What you should do | Quote every line as written. Omit pictures.

Raw data |
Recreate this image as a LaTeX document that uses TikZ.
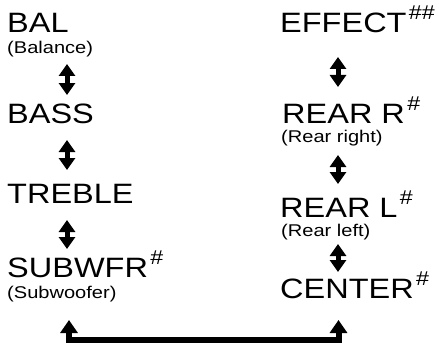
\documentclass[tikz,border=0pt]{standalone}
\usepackage{fontspec}
\setmainfont{Liberation Sans}
\usetikzlibrary{arrows.meta, positioning, calc}
\tikzstyle{menu} = [anchor=base west, inner sep=0pt, xscale=1.16, font=\fontsize{28}{28}\selectfont]
\tikzstyle{hint} = [anchor=base west, inner sep=0pt, xscale=1.18, font=\fontsize{17}{17}\selectfont]
\tikzstyle{updown} = [{Triangle[width=16pt,length=12pt]}-{Triangle[width=16pt,length=12pt]}, line width=5pt]
\tikzstyle{loopback} = [{Triangle[width=17pt,length=13pt]}-{Triangle[width=17pt,length=13pt]}, line width=6pt, line join=miter]
\newcommand{\sharpmark}[1]{\kern2pt\raisebox{13pt}{\fontsize{20}{20}\selectfont #1}}

\begin{document}
\begin{tikzpicture}[x=1pt, y=-1pt]
    \useasboundingbox (0,0) rectangle (439,353);

    % Left column
    \node[menu] (bal) at (7,33) {BAL};
    \node[hint] (balsub) at (7,54) {(Balance)};
    \node[menu] (bass) at (7,123) {BASS};
    \node[menu] (treble) at (7,203) {TREBLE};
    \node[menu] (subwfr) at (7,277) {SUBWFR\sharpmark{\#}};
    \node[hint] (subsub) at (7,298) {(Subwoofer)};

    % Right column
    \node[menu] (effect) at (280,33) {EFFECT\sharpmark{\#\#}};
    \node[menu] (rearr) at (282,123) {REAR R\sharpmark{\#}};
    \node[hint] (rearrsub) at (281,142) {(Rear right)};
    \node[menu] (rearl) at (280,217) {REAR L\sharpmark{\#}};
    \node[hint] (rearlsub) at (281,236) {(Rear left)};
    \node[menu] (center) at (280,298) {CENTER\sharpmark{\#}};

    \coordinate (lx) at (67,0);
    \coordinate (rx) at (338,0);
    \coordinate (lowl) at (69,340);
    \coordinate (lowr) at (338.5,340);

    % Up/down arrows
    \draw[updown] ($(balsub.base -| lx)+(0,10)$) -- ($(bass.base -| lx)+(0,-28)$);
    \draw[updown] ($(bass.base -| lx)+(0,17)$) -- ($(treble.base -| lx)+(0,-33)$);
    \draw[updown] ($(treble.base -| lx)+(0,17)$) -- ($(subwfr.base -| lx)+(0,-28)$);
    \draw[updown] ($(effect.base -| rx)+(0,24)$) -- ($(rearr.base -| rx)+(0,-36)$);
    \draw[updown] ($(rearrsub.base -| rx)+(0,13)$) -- ($(rearl.base -| rx)+(0,-33)$);
    \draw[updown] ($(rearlsub.base -| rx)+(0,8)$) -- ($(center.base -| rx)+(0,-26)$);

    % Loop back
    \draw[loopback] ($(subsub.base -| lowl)+(0,22)$) -- (lowl) -- (lowr) -- ($(center.base -| lowr)+(0,22)$);
\end{tikzpicture}
\end{document}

Exercise output |
Recreate this image as a LaTeX document that uses TikZ.
\documentclass[tikz,border=0pt]{standalone}
\usepackage{fontspec}
\setmainfont{Liberation Sans}
\usetikzlibrary{arrows.meta, positioning, calc}
\tikzstyle{menu} = [anchor=base west, inner sep=0pt, xscale=1.16, font=\fontsize{28}{28}\selectfont]
\tikzstyle{hint} = [anchor=base west, inner sep=0pt, xscale=1.18, font=\fontsize{17}{17}\selectfont]
\tikzstyle{updown} = [{Triangle[width=16pt,length=12pt]}-{Triangle[width=16pt,length=12pt]}, line width=5pt]
\tikzstyle{loopback} = [{Triangle[width=17pt,length=13pt]}-{Triangle[width=17pt,length=13pt]}, line width=6pt, line join=miter]
\newcommand{\sharpmark}[1]{\kern2pt\raisebox{13pt}{\fontsize{20}{20}\selectfont #1}}

\begin{document}
\begin{tikzpicture}[x=1pt, y=-1pt]
    \useasboundingbox (0,0) rectangle (439,353);

    % Left column
    \node[menu] (bal) at (7,33) {BAL};
    \node[hint] (balsub) at (7,54) {(Balance)};
    \node[menu] (bass) at (7,123) {BASS};
    \node[menu] (treble) at (7,203) {TREBLE};
    \node[menu] (subwfr) at (7,277) {SUBWFR\sharpmark{\#}};
    \node[hint] (subsub) at (7,298) {(Subwoofer)};

    % Right column
    \node[menu] (effect) at (280,33) {EFFECT\sharpmark{\#\#}};
    \node[menu] (rearr) at (282,123) {REAR R\sharpmark{\#}};
    \node[hint] (rearrsub) at (281,142) {(Rear right)};
    \node[menu] (rearl) at (280,217) {REAR L\sharpmark{\#}};
    \node[hint] (rearlsub) at (281,236) {(Rear left)};
    \node[menu] (center) at (280,298) {CENTER\sharpmark{\#}};

    \coordinate (lx) at (67,0);
    \coordinate (rx) at (338,0);
    \coordinate (lowl) at (69,340);
    \coordinate (lowr) at (338.5,340);

    % Up/down arrows
    \draw[updown] ($(balsub.base -| lx)+(0,10)$) -- ($(bass.base -| lx)+(0,-28)$);
    \draw[updown] ($(bass.base -| lx)+(0,17)$) -- ($(treble.base -| lx)+(0,-33)$);
    \draw[updown] ($(treble.base -| lx)+(0,17)$) -- ($(subwfr.base -| lx)+(0,-28)$);
    \draw[updown] ($(effect.base -| rx)+(0,24)$) -- ($(rearr.base -| rx)+(0,-36)$);
    \draw[updown] ($(rearrsub.base -| rx)+(0,13)$) -- ($(rearl.base -| rx)+(0,-33)$);
    \draw[updown] ($(rearlsub.base -| rx)+(0,8)$) -- ($(center.base -| rx)+(0,-26)$);

    % Loop back
    \draw[loopback] ($(subsub.base -| lowl)+(0,22)$) -- (lowl) -- (lowr) -- ($(center.base -| lowr)+(0,22)$);
\end{tikzpicture}
\end{document}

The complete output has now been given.